Another Bridge, Another Barge, Another Disaster 

Silvio Ligutti /
Silvio Ligutti /

In the early hours of March 26, the cargo ship Dali collided with a support pillar of the famous Francis Scott Key Bridge in Baltimore, Maryland. The impact caused the bridge to collapse, prompting a state of emergency in the city. The ship, loaded with cargo, had just begun a 27-day journey to Sri Lanka. Audible alarms were heard on the ship’s bridge audio, and the Voyage Data Recorder (VDR) malfunctioned. As a result, the ship lost all power and crashed into the bridge, toppling it and debilitating a major American port. 

Now, just a scant six weeks later, a similar accident happened at a Texas bridge that connects Galveston and Pelican Island. An oil barge struck a pillar on the Pelican Island Causeway Bridge, closing the only access to Pelican Island and spilling oil into the waters. 

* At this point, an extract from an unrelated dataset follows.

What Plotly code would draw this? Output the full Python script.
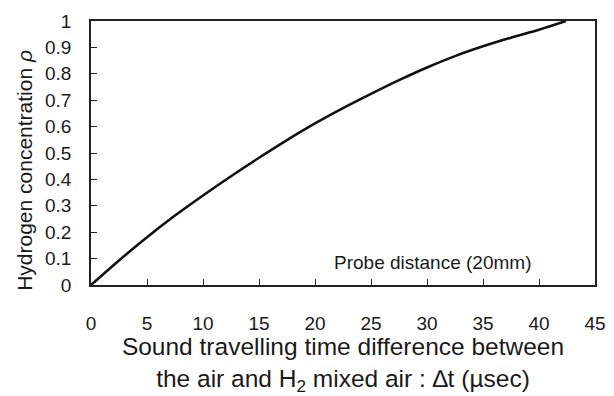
import plotly.graph_objects as go

# Data
dt_usec = [0, 2.5, 5, 7.5, 10, 12.5, 15, 17.5, 20, 22.5, 25, 27.5, 30, 32.5, 35, 37.5, 40, 42.4]
rho = [0, 0.093, 0.181, 0.263, 0.339, 0.412, 0.482, 0.549, 0.612, 0.670, 0.724, 0.776, 0.824, 0.867, 0.904, 0.937, 0.967, 1.0]

x_ticks = [0, 5, 10, 15, 20, 25, 30, 35, 40, 45]
y_ticks = [0, 0.1, 0.2, 0.3, 0.4, 0.5, 0.6, 0.7, 0.8, 0.9, 1]

FONT = "Liberation Sans, Arial, Helvetica, sans-serif"
TXT = "#1a1a1a"

fig = go.Figure()
fig.add_trace(go.Scatter(
    x=dt_usec, y=rho, mode="lines",
    line=dict(color="#111111", width=2.6, shape="spline", smoothing=0.8),
    showlegend=False, hoverinfo="skip",
))

fig.update_layout(
    template="none",
    width=606, height=388,
    margin=dict(l=83, r=19, t=13, b=111, autoexpand=False),
    paper_bgcolor="white", plot_bgcolor="white",
    font=dict(family=FONT, color=TXT, size=19),
    xaxis=dict(
        range=[0, 45], tickvals=x_ticks, automargin=False,
        showgrid=False, zeroline=False,
        showline=True, linecolor="#222222", linewidth=1.5, mirror=True,
        ticks="inside", ticklen=6, tickwidth=1, tickcolor="#222222",
        ticklabelstandoff=20,
        tickfont=dict(size=19, color=TXT),
        title=dict(
            text="Sound travelling time difference between<br>the air and H<sub>2</sub> mixed air : \u2206t (\u00b5sec)",
            font=dict(size=24.5, color=TXT), standoff=17,
        ),
    ),
    yaxis=dict(
        range=[0, 1], tickvals=y_ticks, automargin=False,
        showgrid=False, zeroline=False,
        showline=True, linecolor="#222222", linewidth=1.5, mirror=True,
        ticks="inside", ticklen=6, tickwidth=1, tickcolor="#222222",
        ticklabelstandoff=14,
        tickfont=dict(size=19, color=TXT),
    ),
    annotations=[
        dict(
            text="Hydrogen concentration <i>\u03c1</i>",
            xref="paper", yref="paper", x=-0.131, y=0.436,
            xanchor="center", yanchor="middle", textangle=-90,
            showarrow=False, font=dict(size=21, color=TXT),
        ),
        dict(
            text="Probe distance (20mm)", x=21.56, y=0.087,
            xref="x", yref="y", xanchor="left", yanchor="middle",
            showarrow=False, font=dict(size=19, color=TXT),
        ),
    ],
)

fig.write_html("out.html")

Unlike the Fort McHenry Bridge, however, the incident was minor. The pillar struck by the Martin Petroleum barge only supported an unused section of the railway. While it’s unclear how much oil was spilled, there were no injuries and little economic impact on the state. 

Two incidents would hardly seem like cause for concern, but they are part of a recent string of bridge collisions across the globe. In late February, a cargo ship collided with China’s Lixinsha Bridge in the Pearl River Delta, which is situated in the southern Guangzhou province. This area is a vital international shipping hub representing the country’s industrial core. 

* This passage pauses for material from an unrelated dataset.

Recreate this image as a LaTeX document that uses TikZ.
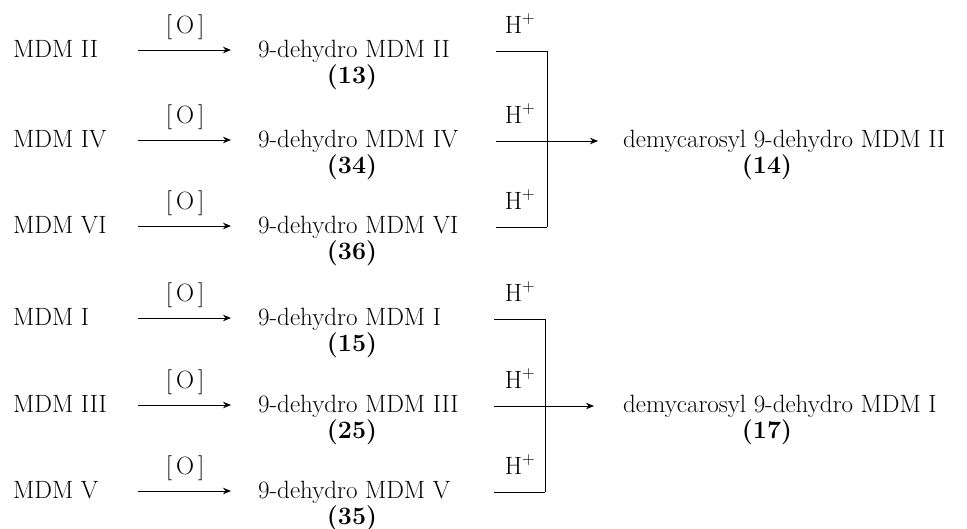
\documentclass[tikz,border=0pt]{standalone}
\usetikzlibrary{arrows.meta}
\begin{document}
\begin{tikzpicture}[x=1pt,y=-1pt,
  every node/.style={inner sep=0pt,font=\fontsize{25}{29}\selectfont},
  cmpd/.style={anchor=base west},
  numlbl/.style={anchor=base,font=\fontsize{25}{29}\selectfont\bfseries},
  reagent/.style={anchor=base},
  link/.style={line width=1pt},
  rxn/.style={line width=1pt,-{Stealth[length=8pt,width=6.5pt,inset=2.5pt]}}]
\useasboundingbox (0,0) rectangle (967,528);

% ---- row baselines ----
\def\ba{57}\def\bb{147}\def\bc{233}\def\bd{325}\def\be{412}\def\bf{498}

% ---- oxidation step: starting materials ----
\foreach \n/\b/\txt in {1/\ba/MDM II, 2/\bb/MDM IV, 3/\bc/MDM VI,
                        4/\bd/MDM I, 5/\be/MDM III, 6/\bf/MDM V}{
  \node[cmpd] (s\n) at (13,\b) {\txt};
  \coordinate (oa\n) at (138,\b-7);
  \coordinate (ob\n) at (231,\b-7);
  \draw[rxn] (oa\n) -- (ob\n);
  \node[reagent] (o\n) at (185,\b-24) {[\kern4pt O\kern4pt]};
}

% ---- 9-dehydro intermediates ----
\foreach \n/\b/\txt/\num in {1/\ba/II/13, 2/\bb/IV/34, 3/\bc/VI/36,
                             4/\bd/I/15, 5/\be/III/25, 6/\bf/V/35}{
  \node[cmpd] (m\n) at (258,\b) {9-dehydro MDM \txt};
  \node[numlbl] (n\n) at (352,\b+26) {(\num)};
  \node[reagent] (h\n) at (520,\b-24) {H\textsuperscript{+}};
}

% ---- acid treatment, upper group ----
\coordinate (ha1) at (496,\ba-6);
\coordinate (ha2) at (496,\bb-6);
\coordinate (ha3) at (496,\bc-6);
\coordinate (va1) at (547,\ba-6);
\coordinate (va2) at (547,\bb-6);
\coordinate (va3) at (547,\bc-6);
\draw[link] (ha1) -- (va1);
\draw[link] (ha2) -- (va2);
\draw[link] (ha3) -- (va3);
\draw[link] (va1) -- (va3);
\node[cmpd] (p1) at (623,\bb) {demycarosyl 9-dehydro MDM II};
\node[numlbl] (pn1) at (767,\bb+26) {(14)};
\coordinate (pa1) at (598,\bb-6);
\draw[rxn] (va2) -- (pa1);

% ---- acid treatment, lower group ----
\coordinate (ha4) at (494,\bd-6);
\coordinate (ha5) at (494,\be-6);
\coordinate (ha6) at (494,\bf-6);
\coordinate (va4) at (545,\bd-6);
\coordinate (va5) at (545,\be-6);
\coordinate (va6) at (545,\bf-6);
\draw[link] (ha4) -- (va4);
\draw[link] (ha5) -- (va5);
\draw[link] (ha6) -- (va6);
\draw[link] (va4) -- (va6);
\node[cmpd] (p2) at (623,\be) {demycarosyl 9-dehydro MDM I};
\node[numlbl] (pn2) at (767,\be+26) {(17)};
\coordinate (pa2) at (594,\be-6);
\draw[rxn] (va5) -- (pa2);
\end{tikzpicture}
\end{document}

Photographs captured after the incident showed that the bridge was split into two sections. According to reports from state-controlled broadcaster CCTV, concerns about the bridge’s structure had led to plans for reinforcement work, which had been repeatedly delayed in recent years. 

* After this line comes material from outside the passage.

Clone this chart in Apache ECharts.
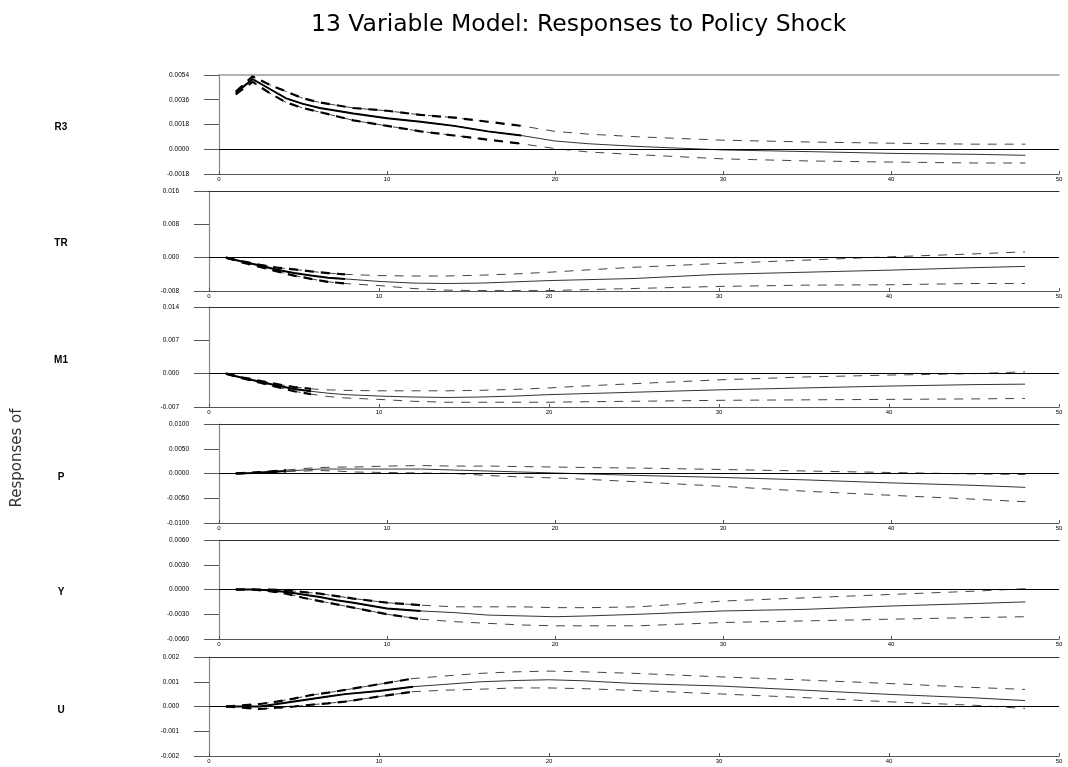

Additionally, a month earlier, a large cargo ship struck the Zárate–Brazo Largo Bridges over the Prana River in Argentina, as reported by the now-defunct government-run news agency Télam. This collision caused severe damage to the ship, although the bridge remained intact. 

The reasons behind the collisions vary wildly but point to the need to reevaluate bridges, the ships passing under them, and, most importantly, the crews operating those ships. 

In recent decades, the size of container ships has increased to lower shipping expenses and minimize pollution. Consequently, these larger vessels now pose a greater risk to bridges and other port infrastructure, which has not been updated to meet the increased size of the boats. In addition, the increased size of these ships amplifies even the slightest error in human judgment. 

With larger ships, there is a heightened capacity for considerable damage during accidents and increased engineering and system complexities in safeguarding ports against collision. The captains and crews should be far more mindful of potential disasters when navigating these enormous vessels. 

The event in China revealed that the ship collided with the central part of the bridge rather than its support columns. This implies that the ship’s height was not adequately considered or that the river conditions were unsuitable for such a large vessel. 

A preliminary investigation into the Zárate–Brazo Largo Bridges revealed that the “En May“ captain lost control of the vessel” before it turned sideways and collided with one of the supports. 

The Dali collision involved a ship that had experienced four electrical issues, one occurring just ten hours before it left port and another happening shortly after the ship left port. The first blackout was due to a crewmember mistakenly closing an exhaust damper, causing the ship’s engine to stall. The second occurred when crew members changed the ship’s electrical configuration while it recovered from the first issue. The third and fourth involved a loss of power due to the tripping of electrical breakers. The ship should never have left port. 

But human error is not entirely to blame. The structural integrity of the bridges has been called into question as well. 

Many of the bridges in the United States, over 600,000 in total, are more than 50 years old and haven’t been adequately maintained, according to Elias Ali, a civil and environmental engineer at Case Western Reserve University. About 7.5 percent of these bridges are considered structurally deficient. Today’s cargo ships are bigger and faster than they were 50 years ago, which means they hit bridges with more force. Ali explains that many important U.S. bridges aren’t built to handle the impact of these larger ships. 

When human error meets aging infrastructure, the results will always be catastrophic. The combination of human error, poorly maintained bridges, and the ever-increasing size of ships proves the urgent need for updated maritime regulations and rules.